Tony and Ernie Matherne are the father-son duo behind Matherne's and its foray into downtown and LSU. Photo by Collin Richie.

From the March issue: Innovation and family values drive local grocers’ success

While Baton Rouge has grown to accommodate big businesses, bulk warehouse stores and countless strip malls, loyalty to the neighborhood grocery stores that offer a down-home, family feeling remains throughout the city. However, despite this sentiment, local grocers have pushed increasingly toward new concepts in order to stay relevant in a market that is riddled with corporate competition. From freshly prepared meals to wine dinners and liquor auctions, these stores are constantly looking for new ways to serve the customers that have become part of not only these businesses, but the families that make them up.

“My entire life has changed so much over the years,” says Matherne’s Market owner Ernie Matherne Sr. “It’s hard to compete with big box stores, so we decided a small footprint with specialty items was the right move. After all, the only way to survive is to change.”

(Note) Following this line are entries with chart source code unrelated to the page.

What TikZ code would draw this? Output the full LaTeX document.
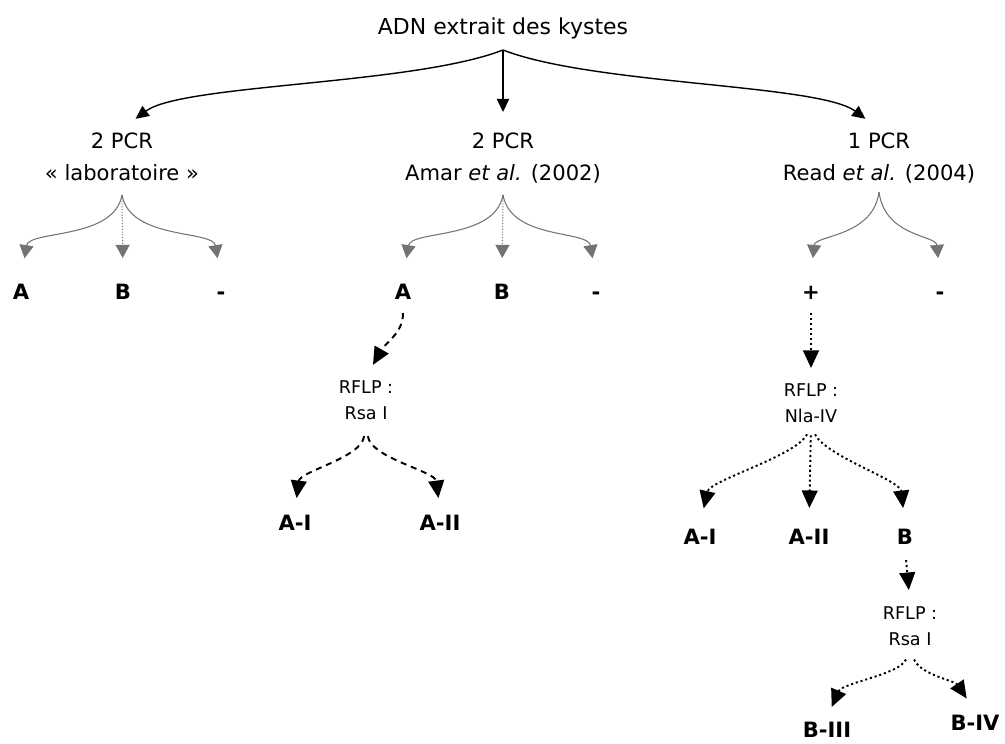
\documentclass[tikz,border=0pt]{standalone}
\usepackage{fontspec}
\setmainfont{DejaVu Sans}
\usetikzlibrary{arrows.meta}

\begin{document}
\begin{tikzpicture}[x = 0.2mm, y = -0.2mm, > = {Triangle[length = 7.5pt, width = 7pt]},
	every node/.style = {inner sep = 2pt},
	pcrnode/.style = {anchor = north, align = center, font = \fontsize{12}{18}\selectfont},
	rflpnode/.style = {anchor = north, align = center, font = \fontsize{10}{14.5}\selectfont},
	resnode/.style = {anchor = north, text height = 8.8pt, text depth = 0pt, font = \fontsize{12}{14}\selectfont\bfseries},
	pcrarrow/.style = {->, black!55, line width = 0.6pt, > = {Triangle[length = 7.5pt, width = 8pt]}, shorten > = 4.4mm},
	rflparrow/.style = {->, line width = 1.1pt, > = {Triangle[length = 10pt, width = 9pt]}},
	dashline/.style = {dash pattern = on 3.4pt off 2.8pt},
	dotline/.style = {dash pattern = on 1.2pt off 1.6pt}]

	\useasboundingbox (0, 0) rectangle (1005, 743);

	\node [pcrnode, font = \fontsize{12.5}{14}\selectfont] (adn) at (503, 14) {ADN extrait des kystes};
	\coordinate (split) at (503, 50);

	\node [pcrnode] (labo) at (122, 129) {2 PCR\\« laboratoire »};
	\node [pcrnode] (amar) at (503, 129) {2 PCR\\Amar \textit{et al.} (2002)};
	\node [pcrnode] (read) at (879, 129) {1 PCR\\Read \textit{et al.} (2004)};

	\begin{scope}[->, line width = 0.8pt, shorten > = 3.4mm]
	
		\draw (split) .. controls +(-90, 35) and +(60, -45) .. (labo.north);
		\draw (split) -- (amar.north);
		\draw (split) .. controls +(90, 35) and +(-60, -45) .. (read.north);
	
	\end{scope}

	% premier niveau
	\coordinate (labosplit) at (122, 195);
	\coordinate (amarsplit) at (503, 195);
	\coordinate (readsplit) at (879, 192);

	\node [resnode] (laboA) at (21, 280) {A};
	\node [resnode] (laboB) at (123, 280) {B};
	\node [resnode] (labominus) at (221, 280) {-};
	\node [resnode] (amarA) at (403, 280) {A};
	\node [resnode] (amarB) at (502, 280) {B};
	\node [resnode] (amarminus) at (596, 280) {-};
	\node [resnode] (readplus) at (811, 280) {+};
	\node [resnode] (readminus) at (940, 280) {-};

	\draw [pcrarrow] (labosplit) .. controls +(-8, 45) and +(8, -50) .. (laboA.north);
	\draw [pcrarrow, densely dotted] (labosplit) -- (laboB.north);
	\draw [pcrarrow] (labosplit) .. controls +(8, 45) and +(-8, -50) .. (labominus.north);

	\draw [pcrarrow] (amarsplit) .. controls +(-8, 45) and +(8, -50) .. (amarA.north);
	\draw [pcrarrow, densely dotted] (amarsplit) -- (amarB.north);
	\draw [pcrarrow] (amarsplit) .. controls +(8, 45) and +(-8, -50) .. (amarminus.north);

	\draw [pcrarrow] (readsplit) .. controls +(-6, 45) and +(4, -45) .. (readplus.north);
	\draw [pcrarrow] (readsplit) .. controls +(6, 45) and +(-4, -45) .. (readminus.north);

	% RFLP Amar
	\node [rflpnode] (rsaA) at (366, 377) {RFLP :\\Rsa I};
	\node [resnode] (rsaAI) at (295, 511) {A-I};
	\node [resnode] (rsaAII) at (440, 511) {A-II};

	\begin{scope}[rflparrow, dashline]
	
		\draw [shorten < = 2mm, shorten > = 2.8mm] (amarA.south) .. controls +(0, 30) and +(20, -35) .. (rsaA.north);
		\draw [shorten < = 2.6mm, shorten > = 2.6mm] (rsaA.south) .. controls +(-5, 35) and +(5, -40) .. (rsaAI.north);
		\draw [shorten < = 2.6mm, shorten > = 2.6mm] (rsaA.south) .. controls +(5, 35) and +(-5, -40) .. (rsaAII.north);
	
	\end{scope}

	% RFLP Read
	\node [rflpnode] (nla) at (811, 380) {RFLP :\\Nla-IV};
	\node [resnode] (nlaAI) at (700, 525) {A-I};
	\node [resnode] (nlaAII) at (809, 525) {A-II};
	\node [resnode] (nlaB) at (905, 525) {B};
	\node [rflpnode] (rsaB) at (910, 603) {RFLP :\\Rsa I};
	\node [resnode] (rsaBIII) at (827, 718) {B-III};
	\node [resnode] (rsaBIV) at (975, 711) {B-IV};

	\begin{scope}[rflparrow, dotline]
	
		\draw [shorten < = 2mm, shorten > = 2.4mm] (readplus.south) -- (nla.north);
		\draw [shorten < = 1.8mm, shorten > = 3.4mm] (nla.south) .. controls +(-15, 30) and +(10, -45) .. (nlaAI.north);
		\draw [shorten < = 1.8mm, shorten > = 3.4mm] (nla.south) -- (nlaAII.north);
		\draw [shorten < = 1.8mm, shorten > = 3.4mm] (nla.south) .. controls +(15, 30) and +(-5, -45) .. (nlaB.north);
		\draw [shorten < = 2.4mm, shorten > = 2.6mm] (nlaB.south) -- (rsaB.north);
		\draw [shorten < = 2.2mm, shorten > = 2.4mm] (rsaB.south) .. controls +(-10, 25) and +(15, -35) .. (rsaBIII.north);
		\draw [shorten < = 2.2mm, shorten > = 3mm] (rsaB.south) .. controls +(10, 25) and +(-20, -30) .. (rsaBIV.north);
	
	\end{scope}

\end{tikzpicture}
\end{document}
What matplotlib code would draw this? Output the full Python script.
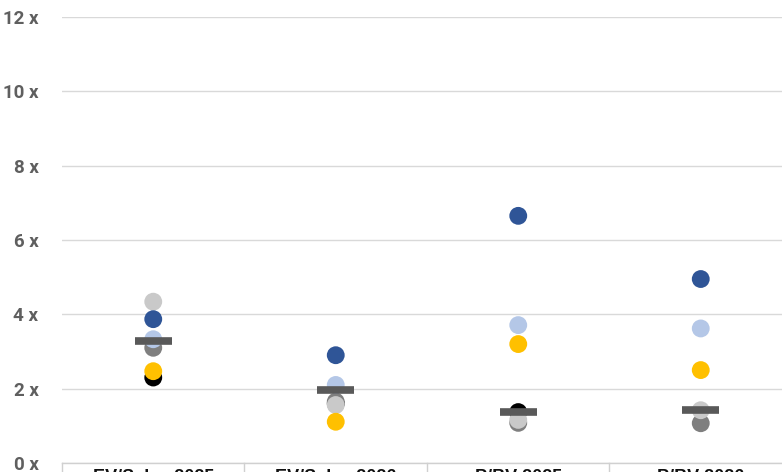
import matplotlib
matplotlib.use("Agg")
import matplotlib.pyplot as plt
import numpy as np

# Categories and peer multiples
categories = ["EV/Sales 2025", "EV/Sales 2026", "P/BV 2025", "P/BV 2026"]

black_vals = [2.30, 1.60, 1.37, np.nan]
dark_grey_vals = [3.10, 1.65, 1.08, 1.07]
light_grey_vals = [4.34, 1.56, 1.16, 1.42]
yellow_vals = [2.47, 1.11, 3.20, 2.50]
light_blue_vals = [3.33, 2.10, 3.71, 3.62]
dark_blue_vals = [3.87, 2.90, 6.65, 4.95]
median_vals = [3.27, 1.97, 1.36, 1.42]

series = [
    (black_vals, "#000000"),
    (dark_grey_vals, "#7f7f7f"),
    (light_grey_vals, "#c9c9c9"),
    (yellow_vals, "#ffc000"),
    (light_blue_vals, "#b4c7e7"),
    (dark_blue_vals, "#2f5597"),
]

fig = plt.figure(figsize=(7.82, 4.72), dpi=100)
ax = fig.add_axes([62 / 782, 9 / 472, 730 / 782, 446 / 472])

x = np.arange(len(categories)) + 0.5

for vals, color in series:
    ax.scatter(x, vals, s=165, color=color, edgecolors="none", zorder=3)

# median bars
ax.hlines(median_vals, x - 0.1, x + 0.1, colors="#595959", linewidth=5.5, zorder=4)

ax.set_xlim(0, len(categories))
ax.set_ylim(0, 12)
ax.set_yticks(range(0, 13, 2))
ax.set_yticklabels([f"{v} x" for v in range(0, 13, 2)])
ax.tick_params(axis="y", length=0, pad=17, labelsize=13.5, labelcolor="#5f5f5f")
for lbl in ax.get_yticklabels():
    lbl.set_fontfamily("Roboto")
    lbl.set_fontweight("bold")
ax.set_xticks([])

ax.grid(axis="y", color="#d9d9d9", linewidth=1)
ax.set_axisbelow(True)
for side in ["top", "right", "left"]:
    ax.spines[side].set_visible(False)
ax.spines["bottom"].set_color("#d0d0d0")
ax.spines["bottom"].set_linewidth(1)

# category boxes below the axis
for i in range(len(categories) + 1):
    ax.plot([i, i], [0, -1], color="#d0d0d0", linewidth=1, clip_on=False)
for xi, label in zip(x, categories):
    ax.text(xi, -0.16, label, ha="center", va="top", fontsize=13,
            fontweight="bold", fontfamily="Liberation Sans", color="#111111",
            clip_on=False)

fig.savefig("out.png", dpi=100)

And while many cities of similar size have failed to hold onto these homegrown institutions, Baton Rouge has made it clear that local stores are here to stay. With a unique food culture that continues to confound national competitors, as well as organizations like Associated Grocers, which gives local grocers buying power, Louisiana has managed to hold onto a tradition that draws the community together and allows people to lift each other up, whether it be through local markets that spotlight local growers, or sections dedicated to the spices, dressing and more that make Cajun cuisine inimitable.

“Louisiana is so connected to local,” says Marcy Nathan, creative director of Rouses. “That’s why our local stores continue to do so well. We keep it in the family.”